There’s a lot of good stuff in there. But the chapter on bankruptcy is larded with unnecessary warnings and complications. I know, because I wrote the original draft and watched it get deformed by group editing. The opening sentence is a fine example: “Bankruptcy, for some people, sometimes, can be a way to fight back against the creditors and escape a life of indebtedness.” No, bankruptcy is much better than that. My original opening read: “Unlike the other chapters in this manual, which are organized around ways the rich screw debtors (and how debtors can get back at them), this one is almost entirely about how debtors can screw the rich — filing for bankruptcy. To get right to the point: if you have a serious problem with credit card debt, there is absolutely no reason you shouldn’t think seriously about doing that.” Much better, I think.

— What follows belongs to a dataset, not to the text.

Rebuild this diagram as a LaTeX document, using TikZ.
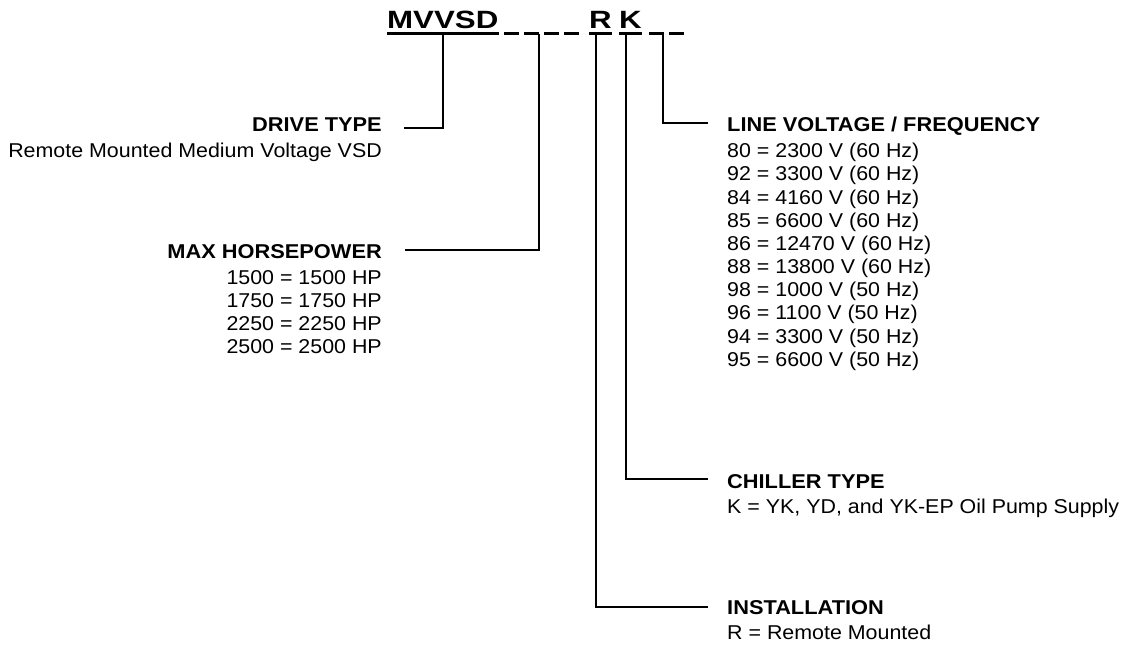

And the chapter concludes by saying that it’s an unsatisfactorily individualist solution to a collective problem — which is true in some sense, but not of much help to millions suffering from credit card debt today. Many people are unaware of what a deliverance a bankruptcy filing can be, and many others are inhibited by shame. They shouldn’t be. And filing for bankruptcy has a lot more to offer than some lightly funded scheme to buy bad debt on the secondary market. Why the Strike Debt! collective chose to tone down my exhortations mystifies me.
I feel somewhat bad writing this critique. There are a lot of fine people trying to do good things with this initiative. But as long as it focuses on debt without using it as a portal to a larger discussion, it’s not going to do much more than generate some publicity.